Why is this the case?
- A lack of project management. We lack well-defined milestones. We’re not in the habit of setting them. Instead, our teams tend to operate in silos, interrupt-driven, incrementally doing development work when the stoking of production systems isn’t in the way. We don’t run clean iterations with clean, measurable, achievable milestones.
- A lack of project teams. We’re not geared up to fix the first problem because of the way that our department is organised. People live under fixed organisational structures. It means that sorting out the logistics (find a DBA; find a sysadmin; find some kit; find a project manager; etc) is difficult because you are naturally trying to squeeze attention out of a small number of vital people who don’t directly live in the same organisational branch that you do.
- A lack of capability to fix the above. The kind of short-term, well-defined, project-related work needs effort from middle-management. It needs a willingness to devote people to well-identified pieces of work for a fixed period, to let them get on. It needs up-front planning and project-management skills. It needs a bit of vision and a bit of courage.
So that’s where we are and what I think is wrong. We’re departmentally in a rut. It’s the role of the departmental directors to sort this out. I’m not sure it’s perceived as a problem; but it’s certainly the case that we could use people better, in more varied ways, and identify the key resource shortages if we were to stop spreading those key people so thinly. We should be giving everyone a more varied, more rewarding experience at work.

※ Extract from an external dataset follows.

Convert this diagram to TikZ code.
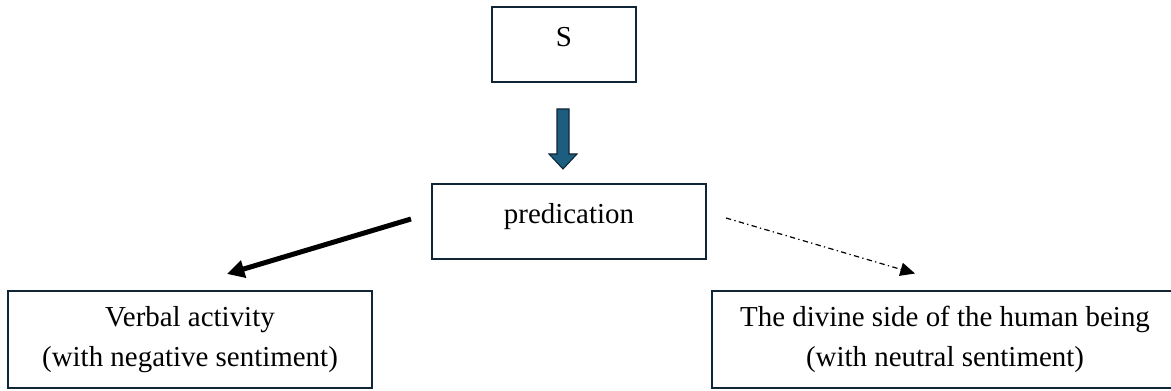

And if, when it comes to resourcing a project milestone, 60 people are left in the room because the key people have already been earmarked for working on a particular thing that month: well, then that’s a result, not a failure. Better to identify that problem than to settle for a working practice that permits you to ignore it.
The good news is that entropy is letting me fill in addition sections in my list of “what to do when part X craps out” anyway: we had a fairly hard switch failure the last week and that went swimmingly well; although obviously the nodes that lost paths to the array behind it needed a reboot to find them again afterwards.